Well, it depends. If you use geodesic architecture, you get
EXTREMELY strong structures, with very light, mass-producible parts. And
the larger you build a geodesic, the stronger it gets.
- > Some of the new carbon compounds (C60) might be strong enough, but the
- > as far as I know, c60 is RARE. They make it one at a time. Until mass
- > production is figured out, It would be too expensive.
-
-in other words: it is not possible to make the materials at this time.

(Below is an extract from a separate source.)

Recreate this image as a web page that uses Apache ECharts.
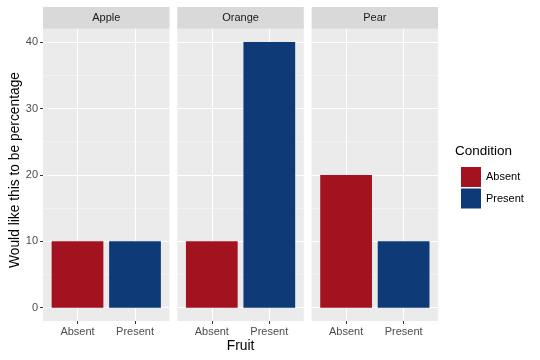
<!DOCTYPE html>
<html><head><meta charset="utf-8">
<script src="https://cdn.jsdelivr.net/npm/echarts@6/dist/echarts.min.js"></script>
<style>html,body{margin:0;padding:0;background:#fff}#c{width:540px;height:360px}</style>
</head><body><div id="c"></div>
<script>
const fruits = ['Apple', 'Orange', 'Pear'];
const conditions = ['Absent', 'Present'];
const absentValues = [10, 10, 20];
const presentValues = [10, 40, 10];
const yTicks = [0, 10, 20, 30, 40];
const yMinor = [5, 15, 25, 35];
const xTicks = [1, 2];
const colors = { Absent: '#A3131F', Present: '#0E3A78' };

const FONT = '"Liberation Sans", Arial, sans-serif';
const panelLeft = [43, 177.3, 311.6], panelW = 126.5, panelTop = 28.8, panelH = 292.2;
const xMin = 0.4, xMax = 2.6, yMin = -2, yMax = 42;
const barW = panelW / (xMax - xMin) * 0.9;

const grid = [], xAxis = [], yAxis = [], series = [], graphic = [];
fruits.forEach((f, i) => {
  grid.push({ left: panelLeft[i], top: panelTop, width: panelW, height: panelH, show: true,
    backgroundColor: '#EBEBEB', borderWidth: 0, containLabel: false });
  xAxis.push({ type: 'value', gridIndex: i, min: xMin, max: xMax,
    axisLine: { show: false, onZero: false },
    axisTick: { show: true, customValues: xTicks, length: 3, lineStyle: { color: '#333333', width: 1 } },
    axisLabel: { show: true, customValues: xTicks, margin: 5, color: '#4D4D4D', fontSize: 11, fontFamily: FONT,
      formatter: v => conditions[Math.round(v) - 1] },
    splitLine: { show: true, lineStyle: { color: '#FFFFFF', width: 1.1 } } });
  yAxis.push({ type: 'value', gridIndex: i, min: yMin, max: yMax,
    axisLine: { show: false, onZero: false },
    axisTick: { show: i === 0, customValues: yTicks, length: 3, lineStyle: { color: '#333333', width: 1 } },
    axisLabel: { show: i === 0, customValues: yTicks, margin: 5, color: '#4D4D4D', fontSize: 11, fontFamily: FONT },
    splitLine: { show: true, lineStyle: { color: '#FFFFFF', width: 1.1 } } });
  yAxis.push({ type: 'value', gridIndex: i, min: yMin, max: yMax, position: 'left',
    axisLine: { show: false, onZero: false },
    axisTick: { show: false, customValues: yMinor },
    axisLabel: { show: false, customValues: yMinor },
    splitLine: { show: true, lineStyle: { color: '#F7F7F7', width: 0.6 } } });
  series.push({ type: 'bar', name: 'Absent', xAxisIndex: i, yAxisIndex: 2 * i, barWidth: barW, barGap: '-100%',
    itemStyle: { color: colors.Absent }, data: [[1, absentValues[i]]], silent: true });
  series.push({ type: 'bar', name: 'Present', xAxisIndex: i, yAxisIndex: 2 * i, barWidth: barW, barGap: '-100%',
    itemStyle: { color: colors.Present }, data: [[2, presentValues[i]]], silent: true });
  graphic.push({ type: 'rect', shape: { x: panelLeft[i], y: 7, width: panelW, height: panelTop - 7 },
    style: { fill: '#D9D9D9' }, silent: true });
  graphic.push({ type: 'text', x: panelLeft[i] + panelW / 2, y: 18, silent: true,
    style: { text: f, align: 'center', verticalAlign: 'middle', fill: '#1A1A1A', font: '11px ' + FONT } });
});
graphic.push({ type: 'text', x: 240.5, y: 346, silent: true,
  style: { text: 'Fruit', align: 'center', verticalAlign: 'middle', fill: '#000', font: '13.8px ' + FONT } });
graphic.push({ type: 'text', x: 15, y: 170, rotation: Math.PI / 2, silent: true,
  style: { text: 'Would like this to be percentage', align: 'center', verticalAlign: 'middle', fill: '#000', font: '13.8px ' + FONT } });
graphic.push({ type: 'text', x: 455, y: 151, silent: true,
  style: { text: 'Condition', align: 'left', verticalAlign: 'middle', fill: '#000', font: '13.5px ' + FONT } });

const chart = echarts.init(document.getElementById('c'), null, { renderer: 'canvas' });
chart.setOption({
  animation: false,
  backgroundColor: '#FFFFFF',
  grid, xAxis, yAxis, series, graphic,
  legend: { data: conditions, orient: 'vertical', left: 456, top: 162, itemWidth: 20, itemHeight: 20, itemGap: 1.5,
    icon: 'rect', selectedMode: false, textStyle: { color: '#000', fontSize: 11, fontFamily: FONT } }
});
</script></body></html>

Not true. C60 *used* to be really expensive, about 8-10 years ago,
when they were still just learning about it. Nowadays, they churn it
out. It's quite easy to do, and they're making all sorts of novel nanoscale
structures out of it. (C70, C90, etc.). Working this stuff into macro-scale
materials is still the trick, but there are some neat papers coming out on
the use of things like Fullerine Nanotubes worked into carbon fiber
composites that have absolutely astonishing strength-to-weight ratios. (On
the order of 10 to 100 time stronger than steel, according to one
projection I saw.)
->> Kevin Christopher Lampo wrote:
->>>
->>> I, as I am working on a small hot air balloon, had a thought about lift.
->>> archimedies law says that the lift is calculated by the eq.
->>> l=(densityout-densityin)*gravity*Volumeofobject. now if the inside density
->>> could go, for hypathetical thinking, zero. then we would get max lift. so
->>> I ask you, is there a way to make a rigid body with a highly non-porous
->>> material and create a near vacume? Say on the ground a big suction unit
->>> pulled out the gas initialy to near weightlessness. then using thrust
->>> vectors, the craft could achieve lift, and forward thrust... think it
->>> over.
->>>
They've discussed this on the GEODESIC list in the past. I think
the consensus was you'd need lightweight wire and mylar, and probably
something at least a meter or two in diameter before it'd lift its own
weight. It's been a long time since I've seen the calculations, though, so
I'm not sure.
Another fun one is the idea of floating cities in the sky. You can
do this with megascale geodesics...structures more than .5 or 1 mile in
diameter.
I'm also beginning to research nanoscale materials with the hope of
creating lighter-than-air materials that are stronger than
diamond. However, I'm still working out the math on these. They may end up
just slightly more than air (like aerogels, which have gotten down to .0003
density of air) but be much stronger. (Aerogels break very easily.)
Here's part of a letter I sent to someone in a private conversation
about the megastructure principle. The math needs to be re-done, but it
explains the basic idea... We were discussing nanotech engineering, so
there are several mentions of that in here, too, but it's not needed for
this type of project.
(Snip snip)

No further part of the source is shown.